Household Income Rises Again

Increasing household income


Household Income Rises Again

The latest household income data released showed good news for all Singaporeans, especially for the poorest families on the island. The figures, which are for the whole of 2015, reveal that households from every income group earned more, with those in the lowest 30 per cent seeing the fastest growth in terms of real income.

This will be very welcome news for residents, with talk of a possible slow down and even worse doing the rounds in other countries around the world. It is also continuing the trend in recent years of an improving economy, not just on paper but one that can actually be felt by people in their everyday lives – particularly by those who are most in need of it.


In a little more detail, the figures (from the Department of Statistics’ annual Key Household Income Trends survey) show that the median household income from work in 2015 was S$8,666. This is compared to S$8,292 in the previous year. When taking into account inflation this is an increase of 4.9 per cent, or in dollars and cents it means that a family will have S$374 more in their pocket.

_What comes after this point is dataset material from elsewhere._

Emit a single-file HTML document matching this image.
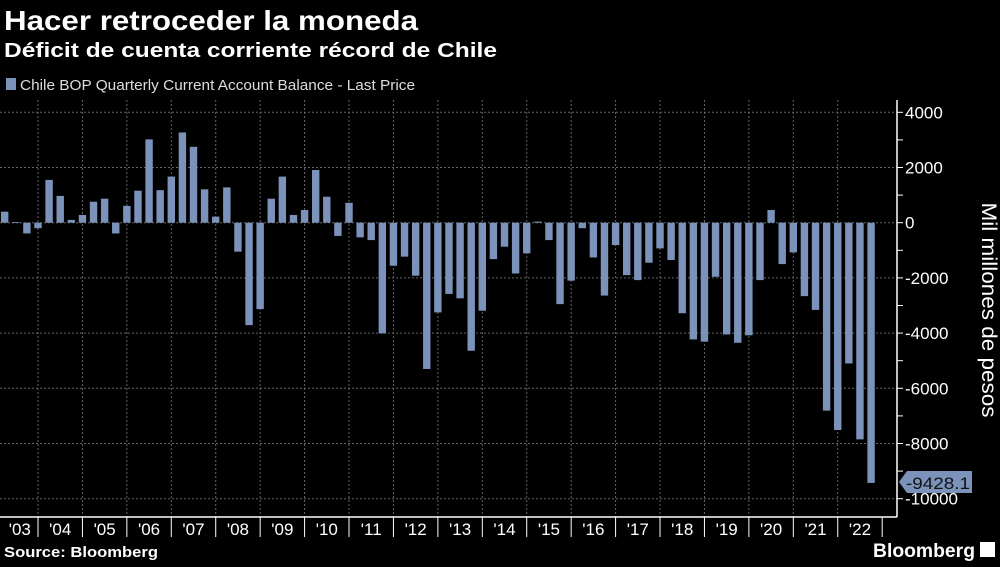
<!DOCTYPE html>
<html><head><meta charset="utf-8"><style>
body{margin:0;background:#000;width:1000px;height:562px;overflow:hidden;font-family:"Liberation Sans",sans-serif;color:#fff}
</style></head><body>
<svg width="1000" height="562" xmlns="http://www.w3.org/2000/svg" font-family="Liberation Sans, sans-serif">
<rect width="1000" height="562" fill="#000"/>
<text x="4" y="30" font-size="28" font-weight="bold" fill="#fff" textLength="414" lengthAdjust="spacingAndGlyphs">Hacer retroceder la moneda</text>
<text x="4" y="57" font-size="20" font-weight="bold" fill="#fff" textLength="493" lengthAdjust="spacingAndGlyphs">Déficit de cuenta corriente récord de Chile</text>
<rect x="6" y="78" width="10" height="12" fill="#7b93bb"/>
<text x="20" y="90" font-size="15" fill="#ddd" textLength="395" lengthAdjust="spacingAndGlyphs">Chile BOP Quarterly Current Account Balance - Last Price</text>
<g id="grid" stroke="#666" stroke-width="1" stroke-dasharray="2,2"></g>
<g id="bars" fill="#7b93bb"></g>
<line x1="0" y1="517" x2="897" y2="517" stroke="#fff" stroke-width="1.5"/>
<line x1="897" y1="100" x2="897" y2="517" stroke="#fff" stroke-width="1.5"/>
<g id="ax" fill="#fff" font-size="17"></g>
<text transform="translate(982,310) rotate(90)" text-anchor="middle" font-size="21" fill="#fff" textLength="215" lengthAdjust="spacingAndGlyphs">Mil millones de pesos</text>
<polygon points="899,482 907,471 972,471 972,493 907,493" fill="#7b93bb"/>
<text x="906" y="489" font-size="17" fill="#111" textLength="64" lengthAdjust="spacingAndGlyphs">-9428.1</text>
<text x="4" y="557" font-size="15" font-weight="bold" fill="#fff" textLength="154" lengthAdjust="spacingAndGlyphs">Source: Bloomberg</text>
<text x="873" y="557" font-size="19" font-weight="bold" fill="#fff" textLength="102" lengthAdjust="spacingAndGlyphs">Bloomberg</text>
<rect x="980" y="542" width="15" height="15" fill="#fff"/>
</svg>
<script>
var v=[400,20,-390,-200,1550,970,100,280,760,870,-390,610,1160,3020,1180,1670,3270,2750,1210,220,1280,-1050,-3710,-3130,870,1670,280,460,1910,940,-480,720,-530,-630,-4010,-1560,-1230,-1920,-5300,-3250,-2580,-2740,-4640,-3190,-1320,-870,-1840,-1110,40,-630,-2950,-2100,-200,-1260,-2640,-810,-1900,-2080,-1450,-930,-1350,-3280,-4230,-4310,-1960,-4050,-4350,-4080,-2080,460,-1500,-1075,-2660,-3160,-6810,-7510,-5100,-7850,-9428.1];
var NS="http://www.w3.org/2000/svg";
function el(t,a,p){var e=document.createElementNS(NS,t);for(var k in a)e.setAttribute(k,a[k]);document.getElementById(p).appendChild(e);return e;}
var z=222.7,s=0.0276;
function Y(val){return z-val*s;}
for(var g=4000;g>=-10000;g-=2000){el('line',{x1:0,x2:897,y1:Y(g),y2:Y(g)},'grid');
 var t=el('text',{x:905,y:Y(g)+6},'ax');t.textContent=g;}
for(var m=3000;m>=-9000;m-=2000){el('line',{x1:897,x2:903,y1:Y(m),y2:Y(m),stroke:'#fff'},'ax');}
for(var g=4000;g>=-10000;g-=2000){el('line',{x1:897,x2:903,y1:Y(g),y2:Y(g),stroke:'#fff'},'ax');}
var yw=44.43;
for(var y=2003;y<=2022;y++){var b=38+(y-2004)*yw;
 if(y>2003){el('line',{x1:b,x2:b,y1:100,y2:517},'grid');}
 el('line',{x1:b+yw,x2:b+yw,y1:517,y2:537,stroke:'#fff'},'ax');
 var t=el('text',{x:b+yw/2+ (y==2003?4:0),y:535,'text-anchor':'middle'},'ax');t.textContent="'"+String(y).slice(2);}
for(var i=0;i<v.length;i++){var c=38+(i-3)*yw/4;var y1=Y(Math.max(v[i],0)),y2=Y(Math.min(v[i],0));
 el('rect',{x:c-3.7,y:y1,width:7.4,height:Math.max(y2-y1,0.8)},'bars');}
</script>
</body></html>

The figure has been rising year on year:
• 2010 – S$6,342
• 2011 – S$7,037
• 2012 – S$7,566
• 2013 – S$7,872
• 2014 – S$8,292
• 2015 – S$8,666


As stated however, the news is even better for the lowest earners. The real income growth for the lowest 10 per cent was 10.7 (on a per household basis), while that for the next two lowest deciles were 8.3 per cent and 7.2 per cent respectively.


At the other end of the spectrum, the highest earning 10 per cent saw their income increase by 7.2 per cent.
Though these figures are both strong and encouraging, they should be taken with at least a small pinch of salt. One of the major contributing factors to the increase is the aid given by the government such as the workfare income supplement programme and the pioneer generation package. The GDP for 2015 was 2 per cent, and in the future it is productivity growth that will need to drive and fund these increases. As S Iswaran the Minister for Trade and Industry put it himself “the only sustainable way to keep wages – real wages – growing, is for it to be underpinned by productivity growth”.


Over the last five years, real wages have grown by around 3 per cent. In that same period productivity has grown at between 0.3 and 0.4 per cent. Mr Iswaran went on to say that “If real wages continue to outpace productivity growth, then we are impairing our economic competitiveness and that will have, certainly an impact on the longer term, but even in the short term on the businesses and sectors.”


Of course there are schemes in place to increase productivity, and overall the outlook is a positive one. Experts predict that though increases in real income are likely to slow in coming years as a result of the shrinking worldwide economy, here in Singapore it is still likely to be over and above the GDP.